> **TASK INPUT**:
+++

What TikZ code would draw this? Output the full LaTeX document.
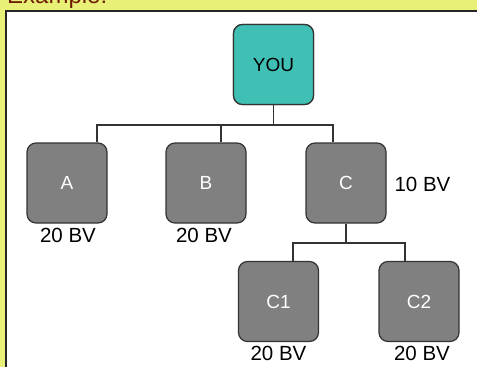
\documentclass[tikz,border=0pt]{standalone}
\usepackage{fontspec}
\setmainfont{Liberation Sans}
\usetikzlibrary{positioning}

\definecolor{pagebg}{RGB}{232,240,120}
\definecolor{youfill}{RGB}{64,192,180}
\definecolor{memfill}{RGB}{128,128,128}
\definecolor{titlered}{RGB}{110,30,0}

\begin{document}
\begin{tikzpicture}[x=1pt,y=-1pt,
  member/.style={draw=black!80,line width=1.2pt,rounded corners=9pt,
    minimum width=80pt,minimum height=80pt,inner sep=0pt,
    fill=memfill,text=white,font=\fontsize{19}{19}\selectfont},
  bv/.style={inner sep=0pt,font=\fontsize{20.5}{20.5}\selectfont}]
\useasboundingbox (0,0) rectangle (477,367);
\fill[pagebg] (0,0) rectangle (477,367);
\begin{scope}
\clip (0,0) rectangle (477,367);
\node[anchor=base west,inner sep=0pt,text=titlered,font=\fontsize{24}{24}\selectfont] (title) at (7,3) {Example:};
\filldraw[fill=white,draw=black!85,line width=2pt] (6,380) -- (6,11) -- (490,11) -- (490,380) -- cycle;
\end{scope}

\foreach \pos/\name/\disp in {{(273.5,64.5)/you/YOU}, {(67,183)/a/A}, {(206,183)/b/B}, {(346,183)/c/C}, {(278.5,301.5)/cone/C1}, {(419,301.5)/ctwo/C2}}
\node[member] (\name) at \pos {\disp};
\node[member,fill=youfill,text=black] at (you) {YOU};

% bars between the boxes
\coordinate (bustop) at (273.5,125);
\coordinate (busc) at (346,243);
\draw[line width=1.2pt,black!80] (you) -- (bustop);
\draw[line width=1.2pt,black!80] (c) -- (busc);
\foreach \dest/\off in {a/30, b/15, c/-13}
\draw[line width=1.2pt,black!80] (bustop) -| ([xshift=\off pt]\dest.north);
\foreach \dest/\off in {cone/14.5, ctwo/-14}
\draw[line width=1.2pt,black!80] (busc) -| ([xshift=\off pt]\dest.north);

% BV values
\foreach \pos/\name/\disp in {{(68,235)/bva/20 BV}, {(204,235)/bvb/20 BV}, {(422.5,184)/bvc/10 BV}, {(278.5,353)/bvcone/20 BV}, {(422,353)/bvctwo/20 BV}}
\node[bv] (\name) at \pos {\disp};
\end{tikzpicture}
\end{document}
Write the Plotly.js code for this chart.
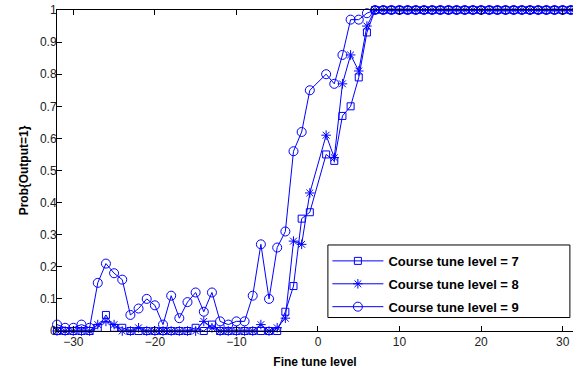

+++

Every record above must be given again exactly; drop the pictures.

> **PROBLEM SOLUTION**:
What TikZ code would draw this? Output the full LaTeX document.
\documentclass[tikz,border=0pt]{standalone}
\usepackage{fontspec}
\setmainfont{Liberation Sans}
\usetikzlibrary{positioning}

\definecolor{pagebg}{RGB}{232,240,120}
\definecolor{youfill}{RGB}{64,192,180}
\definecolor{memfill}{RGB}{128,128,128}
\definecolor{titlered}{RGB}{110,30,0}

\begin{document}
\begin{tikzpicture}[x=1pt,y=-1pt,
  member/.style={draw=black!80,line width=1.2pt,rounded corners=9pt,
    minimum width=80pt,minimum height=80pt,inner sep=0pt,
    fill=memfill,text=white,font=\fontsize{19}{19}\selectfont},
  bv/.style={inner sep=0pt,font=\fontsize{20.5}{20.5}\selectfont}]
\useasboundingbox (0,0) rectangle (477,367);
\fill[pagebg] (0,0) rectangle (477,367);
\begin{scope}
\clip (0,0) rectangle (477,367);
\node[anchor=base west,inner sep=0pt,text=titlered,font=\fontsize{24}{24}\selectfont] (title) at (7,3) {Example:};
\filldraw[fill=white,draw=black!85,line width=2pt] (6,380) -- (6,11) -- (490,11) -- (490,380) -- cycle;
\end{scope}

\foreach \pos/\name/\disp in {{(273.5,64.5)/you/YOU}, {(67,183)/a/A}, {(206,183)/b/B}, {(346,183)/c/C}, {(278.5,301.5)/cone/C1}, {(419,301.5)/ctwo/C2}}
\node[member] (\name) at \pos {\disp};
\node[member,fill=youfill,text=black] at (you) {YOU};

% bars between the boxes
\coordinate (bustop) at (273.5,125);
\coordinate (busc) at (346,243);
\draw[line width=1.2pt,black!80] (you) -- (bustop);
\draw[line width=1.2pt,black!80] (c) -- (busc);
\foreach \dest/\off in {a/30, b/15, c/-13}
\draw[line width=1.2pt,black!80] (bustop) -| ([xshift=\off pt]\dest.north);
\foreach \dest/\off in {cone/14.5, ctwo/-14}
\draw[line width=1.2pt,black!80] (busc) -| ([xshift=\off pt]\dest.north);

% BV values
\foreach \pos/\name/\disp in {{(68,235)/bva/20 BV}, {(204,235)/bvb/20 BV}, {(422.5,184)/bvc/10 BV}, {(278.5,353)/bvcone/20 BV}, {(422,353)/bvctwo/20 BV}}
\node[bv] (\name) at \pos {\disp};
\end{tikzpicture}
\end{document}
Write the Plotly.js code for this chart.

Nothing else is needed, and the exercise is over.